Be India sensitive, Krishna urges China

Be India sensitive, Krishna urges China

News Delhi: External affairs minister S.M. Krishna on Friday said that India expects China “to be sensitive to our core concerns."

“That is how relationships are built, relations are nurtured. So we are asking China to respect our sensitivities like on Arunachal Pradesh and other issues," he said at a media interaction session.

Krishna added that China had “always maintained neutrality as far as Jammu and Kashmir is concerned. So we hope they will continue to maintain that position."

The minister said Prime Minister Manmohan Singh will discuss the issue of Chinese assertiveness in the region during US President Barack Obama’s scheduled India visit in November.

Krishna also said there would be status quo in defence exchanges between China and India, which were suspended after China denied a visa to a senior Indian army commander.

Separately, India’s army chief V.K. Singh on Friday said terrorist infrastructure on India’s western borders and China’s military might were causes of concern.

“We have two irritants," Singh said referring to Pakistan and China.

“In Pakistan, where there is a problem of governance, there is certain amount of support that is being given to some terrorists and the internal situation is not very good," he said at a seminar in the capital.
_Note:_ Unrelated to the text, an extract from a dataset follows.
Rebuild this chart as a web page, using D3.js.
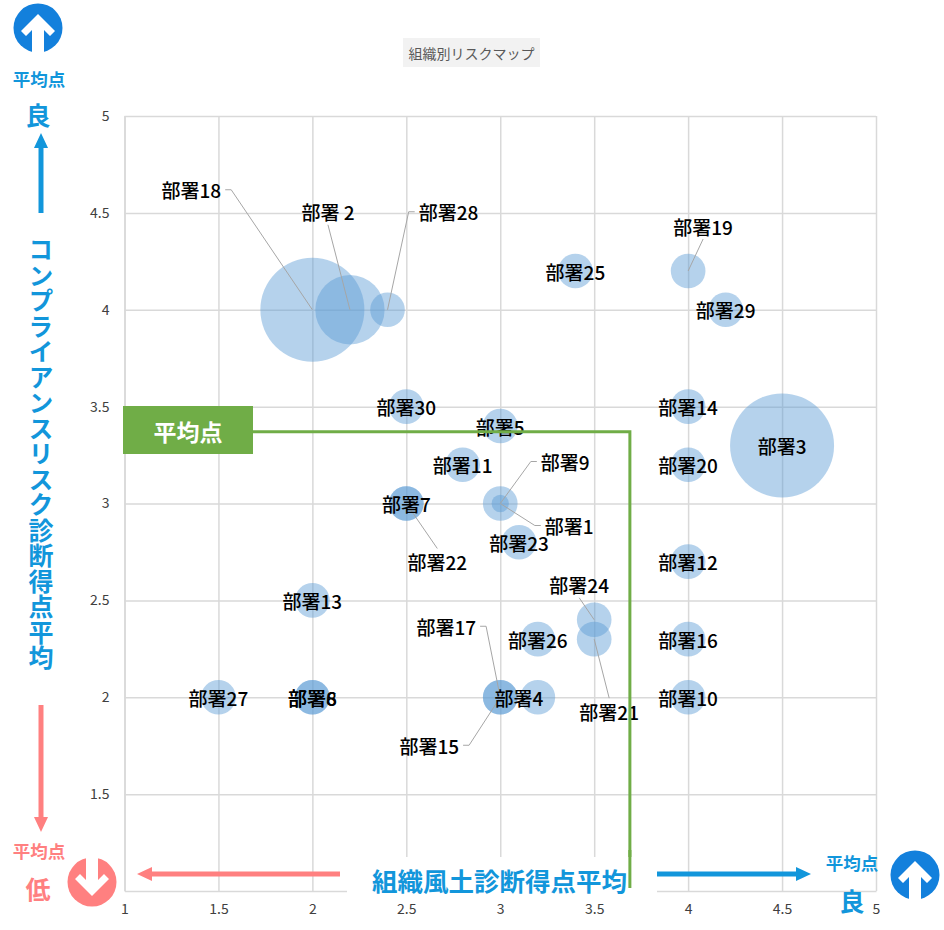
<!DOCTYPE html>
<html>
<head>
<meta charset="utf-8">
<script src="https://cdn.jsdelivr.net/npm/d3@7"></script>
<style>
  body { margin: 0; background: #fff; }
  svg text { font-family: "Noto Sans CJK JP", "Noto Sans", sans-serif; }
</style>
</head>
<body>
<svg id="chart" width="944" height="930"></svg>
<script>
// data
var names   = ["部署1","部署 2","部署3","部署4","部署5","部署6","部署7","部署8","部署9","部署10",
               "部署11","部署12","部署13","部署14","部署15","部署16","部署17","部署18","部署19","部署20",
               "部署21","部署22","部署23","部署24","部署25","部署26","部署27","部署28","部署29","部署30"];
var culture = [3, 2.2, 4.5, 3.2, 3, 2, 2.5, 2, 3, 4,
               2.8, 4, 2, 4, 3, 4, 3, 2, 4, 4,
               3.5, 2.5, 3.1, 3.5, 3.4, 3.2, 1.5, 2.4, 4.2, 2.5];
var compliance = [3, 4, 3.3, 2, 3.4, 2, 3, 2, 3, 2,
               3.2, 2.7, 2.5, 3.5, 2, 2.3, 2, 4, 4.2, 3.2,
               2.3, 3, 2.8, 2.4, 4.2, 2.3, 2, 4, 4, 3.5];
var sizes   = [0.25, 4, 9, 1, 1, 1, 1, 1, 1, 1,
               1, 1, 1, 1, 1, 1, 1, 9, 1, 1,
               1, 1, 1, 1, 1, 1, 1, 1, 1, 1];
var avgCulture = 3.69;
var avgCompliance = 3.37;
var xTicks = [1, 1.5, 2, 2.5, 3, 3.5, 4, 4.5, 5];
var yTicks = [1.5, 2, 2.5, 3, 3.5, 4, 4.5, 5];

// labels that were dragged away from their bubble (dx, dy in px, leader side)
var moved = {
  "部署18": {dx: -121, dy: -120, lead: "right"},
  "部署 2": {dx: -22, dy: -98, lead: "bottom"},
  "部署28": {dx: 61, dy: -98, lead: "left"},
  "部署19": {dx: 15, dy: -45, lead: "bottom"},
  "部署9":  {dx: 65, dy: -42, lead: "left"},
  "部署1":  {dx: 69, dy: 22, lead: "left"},
  "部署22": {dx: 31, dy: 58, lead: "top"},
  "部署24": {dx: -15, dy: -35, lead: "bottom"},
  "部署21": {dx: 15, dy: 72, lead: "top"},
  "部署17": {dx: -54, dy: -71, lead: "right"},
  "部署4":  {dx: -19, dy: 0},
  "部署15": {dx: -71, dy: 48, lead: "right"}
};

var svg = d3.select("#chart");
var blue = "#1296DB", pink = "#FF8080", green = "#70AD47";

var x = d3.scaleLinear().domain([1, 5]).range([124.5, 876]);
var y = d3.scaleLinear().domain([1, 5]).range([891, 116]);
var r = d3.scaleSqrt().domain([0, d3.max(sizes)]).range([0, 52]);

// title
svg.append("rect").attr("x", 403).attr("y", 38).attr("width", 137).attr("height", 29).attr("fill", "#F2F2F2");
svg.append("text").attr("x", 471.5).attr("y", 53).attr("text-anchor", "middle")
  .attr("dominant-baseline", "central").attr("font-size", 14).attr("fill", "#595959").text("組織別リスクマップ");

// grid via axes
var gx = svg.append("g").attr("transform", "translate(0,891)")
  .call(d3.axisBottom(x).tickValues(xTicks).tickFormat(d3.format("")).tickSize(-775).tickSizeOuter(0).tickPadding(13));
var gy = svg.append("g").attr("transform", "translate(124.5,0)")
  .call(d3.axisLeft(y).tickValues(yTicks).tickFormat(d3.format("")).tickSize(-751.5).tickSizeOuter(0).tickPadding(15));
[gx, gy].forEach(function(g) {
  g.select(".domain").attr("stroke", "#D9D9D9").attr("stroke-width", 1.5);
  g.selectAll(".tick line").attr("stroke", "#D9D9D9").attr("stroke-width", 1.5);
  g.selectAll(".tick text").attr("fill", "#404040").attr("font-size", 14)
    .style("font-family", "'Noto Sans CJK JP', sans-serif");
});

// bubbles
var pts = names.map(function(n, i) {
  return {name: n, cx: x(culture[i]), cy: y(compliance[i]), r: r(sizes[i])};
});
svg.append("g").selectAll("circle").data(pts).enter().append("circle")
  .attr("cx", function(d) { return d.cx; })
  .attr("cy", function(d) { return d.cy; })
  .attr("r", function(d) { return d.r; })
  .attr("fill", "#5B9BD5").attr("fill-opacity", 0.45);

// labels + leader lines
var lead = svg.append("g").attr("stroke", "#A6A6A6").attr("stroke-width", 1).attr("fill", "none");
var labels = svg.append("g");
pts.forEach(function(d) {
  var m = moved[d.name] || {dx: 0, dy: 0};
  var lx = d.cx + m.dx, ly = d.cy + m.dy;
  var t = labels.append("text").attr("x", lx).attr("y", ly)
    .attr("text-anchor", "middle").attr("dominant-baseline", "central")
    .attr("font-size", 19).attr("font-weight", 500).attr("fill", "#000").text(d.name);
  if (!m.lead) return;
  var w = t.node().getComputedTextLength();
  var line;
  if (m.lead == "right") {
    var ex = lx + w / 2 + 4;
    line = [[ex, ly], [ex + 6, ly], [d.cx, d.cy]];
  } else if (m.lead == "left") {
    var sx = lx - w / 2 - 4;
    line = [[sx, ly], [sx - 6, ly], [d.cx, d.cy]];
  } else if (m.lead == "bottom") {
    line = [[lx, ly + 13], [d.cx, d.cy]];
  } else {
    line = [[lx, ly - 13], [d.cx, d.cy]];
  }
  lead.append("path").attr("d", d3.line()(line));
});

// average lines
svg.append("path")
  .attr("d", d3.line()([[253, y(avgCompliance)], [x(avgCulture), y(avgCompliance)], [x(avgCulture), 888]]))
  .attr("fill", "none").attr("stroke", green).attr("stroke-width", 3);
svg.append("rect").attr("x", 123).attr("y", 406).attr("width", 130).attr("height", 48).attr("fill", green);
svg.append("text").attr("x", 188).attr("y", 431).attr("text-anchor", "middle").attr("dominant-baseline", "central")
  .attr("font-size", 23).attr("font-weight", 700).attr("fill", "#fff").text("平均点");

// x axis title box (covers the grid there)
svg.append("rect").attr("x", 347).attr("y", 857).attr("width", 310).attr("height", 40).attr("fill", "#fff");
svg.append("line").attr("x1", x(avgCulture)).attr("x2", x(avgCulture)).attr("y1", 850).attr("y2", 888)
  .attr("stroke", green).attr("stroke-width", 3);
svg.append("text").attr("x", 372).attr("y", 879).attr("dominant-baseline", "central")
  .attr("font-size", 25.5).attr("font-weight", 700).attr("fill", blue).text("組織風土診断得点平均");

// y axis title, vertical
svg.append("text").attr("x", 41).attr("y", 237)
  .style("writing-mode", "vertical-rl").style("text-orientation", "upright")
  .attr("text-anchor", "start").attr("dominant-baseline", "central")
  .attr("letter-spacing", 0.5)
  .attr("font-size", 25).attr("font-weight", 700).attr("fill", blue)
  .text("コンプライアンスリスク診断得点平均");

// arrows
function arrow(x1, y1, x2, y2, col) {
  var a = Math.atan2(y2 - y1, x2 - x1), L = 15, W = 7;
  var bx = x2 - L * Math.cos(a), by = y2 - L * Math.sin(a);
  svg.append("line").attr("x1", x1).attr("y1", y1).attr("x2", bx).attr("y2", by)
    .attr("stroke", col).attr("stroke-width", 5);
  svg.append("path").attr("fill", col).attr("d", d3.line()([
    [x2, y2],
    [bx - W * Math.sin(a), by + W * Math.cos(a)],
    [bx + W * Math.sin(a), by - W * Math.cos(a)]
  ]) + "Z");
}
arrow(41, 213, 41, 133, blue);
arrow(41, 705, 41, 832, pink);
arrow(340, 874, 137, 874, pink);
arrow(657, 874, 811, 874, blue);

// round icons
var upShape = [[0,-14],[17,3],[12,8],[6,2],[6,26],[-6,26],[-6,2],[-12,8],[-17,3]];
function icon(cx, cy, col, down) {
  var g = svg.append("g").attr("transform", "translate(" + cx + "," + cy + ")" + (down ? " scale(1,-1)" : ""));
  g.append("circle").attr("r", 24.5).attr("fill", col);
  g.append("path").attr("fill", "#fff").attr("d", d3.line()(upShape) + "Z");
}
icon(38, 28, "#1380DC", false);
icon(92, 882, pink, true);
icon(915, 875, "#1380DC", false);

// little texts near icons
function txt(tx, ty, s, size, col) {
  svg.append("text").attr("x", tx).attr("y", ty).attr("text-anchor", "middle").attr("dominant-baseline", "central")
    .attr("font-size", size).attr("font-weight", 700).attr("fill", col).text(s);
}
txt(39, 78, "平均点", 17.5, blue);
txt(38, 114, "良", 25, blue);
txt(39, 850, "平均点", 17.5, pink);
txt(38, 888, "低", 25, pink);
txt(852, 862, "平均点", 17.5, blue);
txt(852, 900, "良", 25, blue);
</script>
</body>
</html>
Singh also said although China and India “have a very stable border, yet we have a border dispute. And, therefore, the intentions need to be looked at along with this additional capability that is coming out. It impacts the way we will task our army and the role that we will give to it, so that it can do the task that the nation wants."

“A country’s military set up looks at the entire threat perception and responds to it," air chief P.V. Naik said on the sidelines of another event on Friday.

On foreign direct investment in defence, Naik said the issue should be looked at “on a case-to-case basis."

“The private sector can have a very large leverage on the defence sector," he said. “Both the public sector and the private sector have to collectively identify and develop future technologies."